- _Written task_
Would you repeat the listing exactly but omit every picture?

- _Information provided_
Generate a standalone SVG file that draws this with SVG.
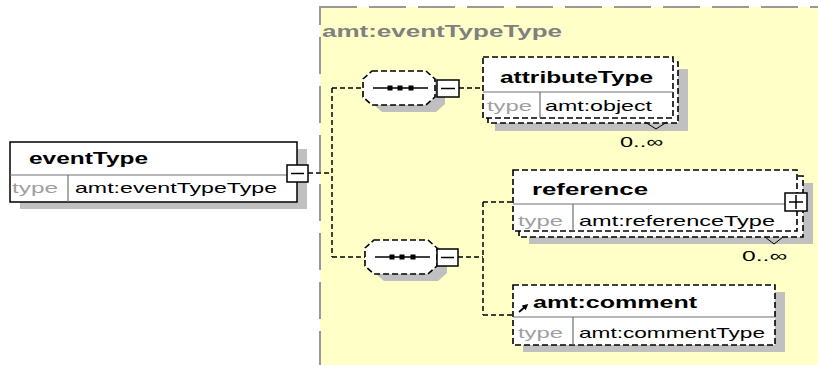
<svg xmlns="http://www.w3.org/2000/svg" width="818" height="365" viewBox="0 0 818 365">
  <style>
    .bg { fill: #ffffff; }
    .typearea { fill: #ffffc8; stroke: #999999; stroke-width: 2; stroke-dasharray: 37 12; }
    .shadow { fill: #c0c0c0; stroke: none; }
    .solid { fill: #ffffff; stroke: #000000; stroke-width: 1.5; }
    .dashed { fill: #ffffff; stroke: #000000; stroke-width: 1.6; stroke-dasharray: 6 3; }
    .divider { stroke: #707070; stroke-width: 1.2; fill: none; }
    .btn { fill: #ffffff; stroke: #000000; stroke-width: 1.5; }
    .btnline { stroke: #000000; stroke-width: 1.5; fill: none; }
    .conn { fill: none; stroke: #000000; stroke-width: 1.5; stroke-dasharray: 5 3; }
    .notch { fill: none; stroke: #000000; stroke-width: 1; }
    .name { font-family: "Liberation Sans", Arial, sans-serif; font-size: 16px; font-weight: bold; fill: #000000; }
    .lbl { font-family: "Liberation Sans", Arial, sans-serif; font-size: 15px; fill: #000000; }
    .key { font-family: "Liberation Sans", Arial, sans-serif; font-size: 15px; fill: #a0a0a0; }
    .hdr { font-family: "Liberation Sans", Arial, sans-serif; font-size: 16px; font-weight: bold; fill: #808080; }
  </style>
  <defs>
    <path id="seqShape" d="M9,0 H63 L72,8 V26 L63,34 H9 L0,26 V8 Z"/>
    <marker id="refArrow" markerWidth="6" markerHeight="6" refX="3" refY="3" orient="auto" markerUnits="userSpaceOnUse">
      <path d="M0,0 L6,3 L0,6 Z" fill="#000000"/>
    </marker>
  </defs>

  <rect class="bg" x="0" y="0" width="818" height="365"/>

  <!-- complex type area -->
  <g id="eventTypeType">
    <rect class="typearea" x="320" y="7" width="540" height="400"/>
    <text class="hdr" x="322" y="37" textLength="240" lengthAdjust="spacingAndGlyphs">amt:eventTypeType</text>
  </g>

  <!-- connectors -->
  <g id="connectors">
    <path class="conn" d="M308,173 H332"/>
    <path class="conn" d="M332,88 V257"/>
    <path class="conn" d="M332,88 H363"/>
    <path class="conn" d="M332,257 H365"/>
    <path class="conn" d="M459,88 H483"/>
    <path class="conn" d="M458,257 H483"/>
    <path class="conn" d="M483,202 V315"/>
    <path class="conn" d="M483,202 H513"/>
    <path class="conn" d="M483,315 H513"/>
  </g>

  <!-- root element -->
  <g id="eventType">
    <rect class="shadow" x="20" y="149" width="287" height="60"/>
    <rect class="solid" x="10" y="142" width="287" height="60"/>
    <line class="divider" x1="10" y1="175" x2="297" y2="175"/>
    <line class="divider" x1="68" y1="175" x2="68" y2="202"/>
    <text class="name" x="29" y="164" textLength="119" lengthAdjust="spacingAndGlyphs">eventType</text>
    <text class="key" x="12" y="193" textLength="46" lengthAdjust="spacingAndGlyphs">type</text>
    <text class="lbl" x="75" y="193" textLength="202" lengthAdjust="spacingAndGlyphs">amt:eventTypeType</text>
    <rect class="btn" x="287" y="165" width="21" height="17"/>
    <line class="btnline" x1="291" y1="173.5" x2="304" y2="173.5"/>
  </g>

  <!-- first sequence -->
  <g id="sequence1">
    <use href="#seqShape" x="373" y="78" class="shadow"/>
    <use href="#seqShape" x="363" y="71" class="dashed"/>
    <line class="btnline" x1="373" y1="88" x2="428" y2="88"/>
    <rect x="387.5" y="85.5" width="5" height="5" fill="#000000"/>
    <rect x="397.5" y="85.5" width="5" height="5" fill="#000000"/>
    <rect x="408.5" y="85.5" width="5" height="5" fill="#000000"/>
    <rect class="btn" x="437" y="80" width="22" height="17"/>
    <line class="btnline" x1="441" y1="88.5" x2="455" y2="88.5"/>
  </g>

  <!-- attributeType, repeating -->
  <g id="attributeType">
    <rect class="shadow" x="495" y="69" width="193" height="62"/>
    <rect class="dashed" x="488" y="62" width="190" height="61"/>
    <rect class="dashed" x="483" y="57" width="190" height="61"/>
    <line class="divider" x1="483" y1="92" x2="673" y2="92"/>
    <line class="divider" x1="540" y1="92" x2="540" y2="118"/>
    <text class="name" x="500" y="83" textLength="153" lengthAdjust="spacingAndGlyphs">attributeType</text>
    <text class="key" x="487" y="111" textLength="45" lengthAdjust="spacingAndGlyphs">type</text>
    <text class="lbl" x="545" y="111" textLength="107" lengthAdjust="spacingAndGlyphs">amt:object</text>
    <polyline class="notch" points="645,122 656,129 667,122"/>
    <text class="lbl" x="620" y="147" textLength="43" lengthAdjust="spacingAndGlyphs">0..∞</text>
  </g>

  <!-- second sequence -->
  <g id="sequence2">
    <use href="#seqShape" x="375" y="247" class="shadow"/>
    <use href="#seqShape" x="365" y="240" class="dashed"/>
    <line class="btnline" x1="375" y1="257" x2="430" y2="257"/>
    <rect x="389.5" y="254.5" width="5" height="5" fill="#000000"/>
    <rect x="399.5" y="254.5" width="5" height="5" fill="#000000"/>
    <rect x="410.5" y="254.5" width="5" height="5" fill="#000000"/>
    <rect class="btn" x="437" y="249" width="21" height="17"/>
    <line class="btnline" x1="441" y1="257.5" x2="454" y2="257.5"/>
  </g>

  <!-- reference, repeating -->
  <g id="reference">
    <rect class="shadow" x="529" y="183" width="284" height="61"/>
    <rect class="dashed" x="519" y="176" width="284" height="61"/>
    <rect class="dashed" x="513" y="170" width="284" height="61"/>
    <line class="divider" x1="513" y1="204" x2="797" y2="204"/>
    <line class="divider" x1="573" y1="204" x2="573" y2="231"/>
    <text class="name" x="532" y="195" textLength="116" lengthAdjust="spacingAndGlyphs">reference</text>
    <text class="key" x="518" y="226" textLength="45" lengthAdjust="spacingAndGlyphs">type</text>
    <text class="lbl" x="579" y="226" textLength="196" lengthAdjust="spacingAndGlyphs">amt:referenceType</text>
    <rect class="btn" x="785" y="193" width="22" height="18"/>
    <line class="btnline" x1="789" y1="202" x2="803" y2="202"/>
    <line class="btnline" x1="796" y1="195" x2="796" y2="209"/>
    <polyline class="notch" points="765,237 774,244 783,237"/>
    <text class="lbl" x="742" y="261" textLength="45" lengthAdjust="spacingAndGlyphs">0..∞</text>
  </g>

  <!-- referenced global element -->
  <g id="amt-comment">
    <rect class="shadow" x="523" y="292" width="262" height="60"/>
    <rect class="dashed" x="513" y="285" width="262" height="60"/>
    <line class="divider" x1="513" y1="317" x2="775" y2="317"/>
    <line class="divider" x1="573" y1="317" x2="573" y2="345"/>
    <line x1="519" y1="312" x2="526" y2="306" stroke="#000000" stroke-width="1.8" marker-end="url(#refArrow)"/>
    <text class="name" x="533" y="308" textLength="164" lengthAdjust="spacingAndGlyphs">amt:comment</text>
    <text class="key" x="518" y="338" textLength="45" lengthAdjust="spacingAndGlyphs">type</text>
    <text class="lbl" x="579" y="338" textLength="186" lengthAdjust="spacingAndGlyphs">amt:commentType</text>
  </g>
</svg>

- _Exercise solution_
Generate a standalone SVG file that draws this with SVG.
<svg xmlns="http://www.w3.org/2000/svg" width="818" height="365" viewBox="0 0 818 365">
  <style>
    .bg { fill: #ffffff; }
    .typearea { fill: #ffffc8; stroke: #999999; stroke-width: 2; stroke-dasharray: 37 12; }
    .shadow { fill: #c0c0c0; stroke: none; }
    .solid { fill: #ffffff; stroke: #000000; stroke-width: 1.5; }
    .dashed { fill: #ffffff; stroke: #000000; stroke-width: 1.6; stroke-dasharray: 6 3; }
    .divider { stroke: #707070; stroke-width: 1.2; fill: none; }
    .btn { fill: #ffffff; stroke: #000000; stroke-width: 1.5; }
    .btnline { stroke: #000000; stroke-width: 1.5; fill: none; }
    .conn { fill: none; stroke: #000000; stroke-width: 1.5; stroke-dasharray: 5 3; }
    .notch { fill: none; stroke: #000000; stroke-width: 1; }
    .name { font-family: "Liberation Sans", Arial, sans-serif; font-size: 16px; font-weight: bold; fill: #000000; }
    .lbl { font-family: "Liberation Sans", Arial, sans-serif; font-size: 15px; fill: #000000; }
    .key { font-family: "Liberation Sans", Arial, sans-serif; font-size: 15px; fill: #a0a0a0; }
    .hdr { font-family: "Liberation Sans", Arial, sans-serif; font-size: 16px; font-weight: bold; fill: #808080; }
  </style>
  <defs>
    <path id="seqShape" d="M9,0 H63 L72,8 V26 L63,34 H9 L0,26 V8 Z"/>
    <marker id="refArrow" markerWidth="6" markerHeight="6" refX="3" refY="3" orient="auto" markerUnits="userSpaceOnUse">
      <path d="M0,0 L6,3 L0,6 Z" fill="#000000"/>
    </marker>
  </defs>

  <rect class="bg" x="0" y="0" width="818" height="365"/>

  <!-- complex type area -->
  <g id="eventTypeType">
    <rect class="typearea" x="320" y="7" width="540" height="400"/>
    <text class="hdr" x="322" y="37" textLength="240" lengthAdjust="spacingAndGlyphs">amt:eventTypeType</text>
  </g>

  <!-- connectors -->
  <g id="connectors">
    <path class="conn" d="M308,173 H332"/>
    <path class="conn" d="M332,88 V257"/>
    <path class="conn" d="M332,88 H363"/>
    <path class="conn" d="M332,257 H365"/>
    <path class="conn" d="M459,88 H483"/>
    <path class="conn" d="M458,257 H483"/>
    <path class="conn" d="M483,202 V315"/>
    <path class="conn" d="M483,202 H513"/>
    <path class="conn" d="M483,315 H513"/>
  </g>

  <!-- root element -->
  <g id="eventType">
    <rect class="shadow" x="20" y="149" width="287" height="60"/>
    <rect class="solid" x="10" y="142" width="287" height="60"/>
    <line class="divider" x1="10" y1="175" x2="297" y2="175"/>
    <line class="divider" x1="68" y1="175" x2="68" y2="202"/>
    <text class="name" x="29" y="164" textLength="119" lengthAdjust="spacingAndGlyphs">eventType</text>
    <text class="key" x="12" y="193" textLength="46" lengthAdjust="spacingAndGlyphs">type</text>
    <text class="lbl" x="75" y="193" textLength="202" lengthAdjust="spacingAndGlyphs">amt:eventTypeType</text>
    <rect class="btn" x="287" y="165" width="21" height="17"/>
    <line class="btnline" x1="291" y1="173.5" x2="304" y2="173.5"/>
  </g>

  <!-- first sequence -->
  <g id="sequence1">
    <use href="#seqShape" x="373" y="78" class="shadow"/>
    <use href="#seqShape" x="363" y="71" class="dashed"/>
    <line class="btnline" x1="373" y1="88" x2="428" y2="88"/>
    <rect x="387.5" y="85.5" width="5" height="5" fill="#000000"/>
    <rect x="397.5" y="85.5" width="5" height="5" fill="#000000"/>
    <rect x="408.5" y="85.5" width="5" height="5" fill="#000000"/>
    <rect class="btn" x="437" y="80" width="22" height="17"/>
    <line class="btnline" x1="441" y1="88.5" x2="455" y2="88.5"/>
  </g>

  <!-- attributeType, repeating -->
  <g id="attributeType">
    <rect class="shadow" x="495" y="69" width="193" height="62"/>
    <rect class="dashed" x="488" y="62" width="190" height="61"/>
    <rect class="dashed" x="483" y="57" width="190" height="61"/>
    <line class="divider" x1="483" y1="92" x2="673" y2="92"/>
    <line class="divider" x1="540" y1="92" x2="540" y2="118"/>
    <text class="name" x="500" y="83" textLength="153" lengthAdjust="spacingAndGlyphs">attributeType</text>
    <text class="key" x="487" y="111" textLength="45" lengthAdjust="spacingAndGlyphs">type</text>
    <text class="lbl" x="545" y="111" textLength="107" lengthAdjust="spacingAndGlyphs">amt:object</text>
    <polyline class="notch" points="645,122 656,129 667,122"/>
    <text class="lbl" x="620" y="147" textLength="43" lengthAdjust="spacingAndGlyphs">0..∞</text>
  </g>

  <!-- second sequence -->
  <g id="sequence2">
    <use href="#seqShape" x="375" y="247" class="shadow"/>
    <use href="#seqShape" x="365" y="240" class="dashed"/>
    <line class="btnline" x1="375" y1="257" x2="430" y2="257"/>
    <rect x="389.5" y="254.5" width="5" height="5" fill="#000000"/>
    <rect x="399.5" y="254.5" width="5" height="5" fill="#000000"/>
    <rect x="410.5" y="254.5" width="5" height="5" fill="#000000"/>
    <rect class="btn" x="437" y="249" width="21" height="17"/>
    <line class="btnline" x1="441" y1="257.5" x2="454" y2="257.5"/>
  </g>

  <!-- reference, repeating -->
  <g id="reference">
    <rect class="shadow" x="529" y="183" width="284" height="61"/>
    <rect class="dashed" x="519" y="176" width="284" height="61"/>
    <rect class="dashed" x="513" y="170" width="284" height="61"/>
    <line class="divider" x1="513" y1="204" x2="797" y2="204"/>
    <line class="divider" x1="573" y1="204" x2="573" y2="231"/>
    <text class="name" x="532" y="195" textLength="116" lengthAdjust="spacingAndGlyphs">reference</text>
    <text class="key" x="518" y="226" textLength="45" lengthAdjust="spacingAndGlyphs">type</text>
    <text class="lbl" x="579" y="226" textLength="196" lengthAdjust="spacingAndGlyphs">amt:referenceType</text>
    <rect class="btn" x="785" y="193" width="22" height="18"/>
    <line class="btnline" x1="789" y1="202" x2="803" y2="202"/>
    <line class="btnline" x1="796" y1="195" x2="796" y2="209"/>
    <polyline class="notch" points="765,237 774,244 783,237"/>
    <text class="lbl" x="742" y="261" textLength="45" lengthAdjust="spacingAndGlyphs">0..∞</text>
  </g>

  <!-- referenced global element -->
  <g id="amt-comment">
    <rect class="shadow" x="523" y="292" width="262" height="60"/>
    <rect class="dashed" x="513" y="285" width="262" height="60"/>
    <line class="divider" x1="513" y1="317" x2="775" y2="317"/>
    <line class="divider" x1="573" y1="317" x2="573" y2="345"/>
    <line x1="519" y1="312" x2="526" y2="306" stroke="#000000" stroke-width="1.8" marker-end="url(#refArrow)"/>
    <text class="name" x="533" y="308" textLength="164" lengthAdjust="spacingAndGlyphs">amt:comment</text>
    <text class="key" x="518" y="338" textLength="45" lengthAdjust="spacingAndGlyphs">type</text>
    <text class="lbl" x="579" y="338" textLength="186" lengthAdjust="spacingAndGlyphs">amt:commentType</text>
  </g>
</svg>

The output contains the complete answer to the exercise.